Hi mate I'd like some if ya got some ready (pets of course) where a bouts are your or do you deliver thanks rob


----------



## fattyratty (Sep 24, 2011)

*thanks*

last litter has gone, based in bristol though, so going to give her a rest then go for some more, they are lovely and healthly mothers and father and albino, although some dont like albino rats, i love em


----------



## Rubio (Aug 24, 2011)

*Ok thanks*

Be careful they breed like rats ya know :2thumb:


----------



## fattyratty (Sep 24, 2011)

*lol*

yeah, tell me about it - lol

any advice on the food thing would be cool though friends,

i might step up a gear as im not doing to badly selling for pets, i live in an area with loads of families with young kids

looking to go into the food thing, to see if its worth my while, i heard the pet shop sold frozen ones are reared in battery type conditions, and not usually particularly healthy


----------



## fattyratty (Sep 24, 2011)

*rspca*

spoke to mother about this - lol

she thinks u need a licence to breed rats forsnake/reptile food.

is this true

(i dont think so)


----------



## azza23 (May 4, 2011)

no you dont need a licence, but if your selling for snake food your prob gunna have to euthenize yourself and freeze or sell them live cheap, youll get more money selling as pets unless you do it on a large scale, like 300 females constanly breeding. People dont feed live food to there snakes its illeagal.


----------



## fattyratty (Sep 24, 2011)

*thanks*

thanks for the advice

i mainly starting up a breeding programme for pets as they are cute little animals, but there are also a lot of snake owners in my city, so was going to step it up a bit and gain a few regular customers for food

dont want to be left with loads of rats, so hedging my bets a little with my breeding programme,

i think my mother just said about the rspca because she didnt like the ideal of culling - lol, but i have no problem with doing it in a humane way

i would set up a DIY co2 chamber as not that keen on whacking them on the wall etc

mother is coming over later, bet she calls me a nazi - lol


----------



## corny girl (Aug 30, 2009)

azza23 said:


> no you dont need a licence, but if your selling for snake food your prob gunna have to euthenize yourself and freeze or sell them live cheap, youll get more money selling as pets unless you do it on a large scale, like 300 females constanly breeding. People dont feed live food to there snakes its illeagal.

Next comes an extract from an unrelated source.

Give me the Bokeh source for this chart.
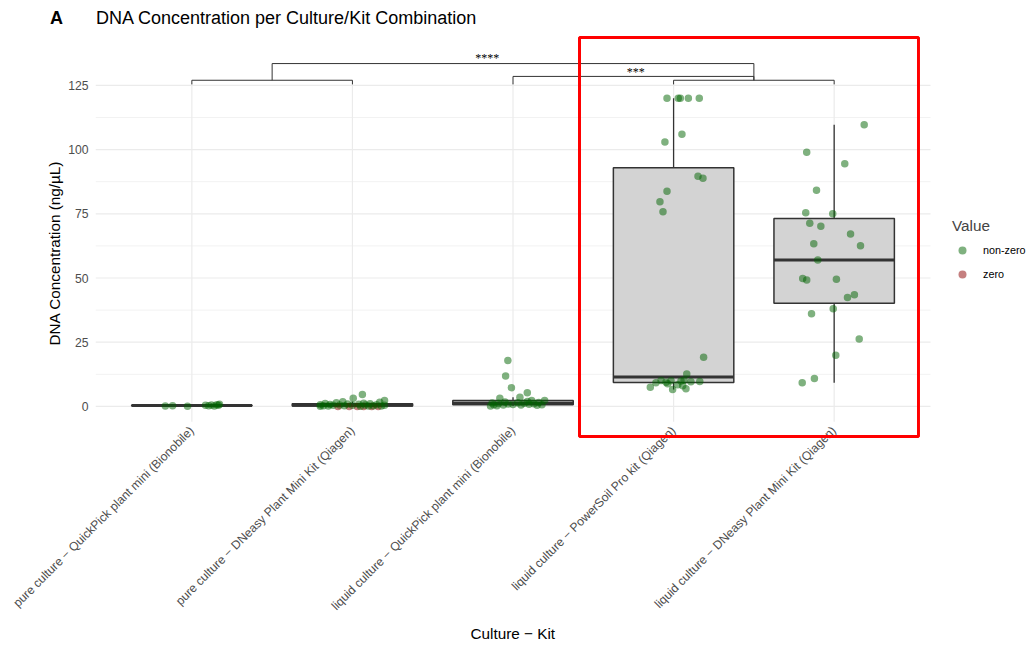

Live feeding is NOT illegal, there are guidelines you must go by though.


----------



## azza23 (May 4, 2011)

corny girl said:


> Live feeding is NOT illegal, there are guidelines you must go by though.


 ok i should of said hardly anyone feeds live to there snakes live as a rat can injure or kill a snake, 99% of captive bred snakes do fine on frozon thawed, and the only time its not illeagal is if a snakes life depends on it, and illeagal was the wrong word i should of said frowned upon, :2thumb:


----------



## saxon (Feb 26, 2007)

Are you in the UK? as laws are different in other countries.

If your snakes are currently eating defrost the you should euthanise the rodents and either feed fresh or defrosted. If you feed live then need to hand them on they may refuse defrost in the future.
Depending on how many snakes you have depends on how many females you would need to breed to cover your requirements.


----------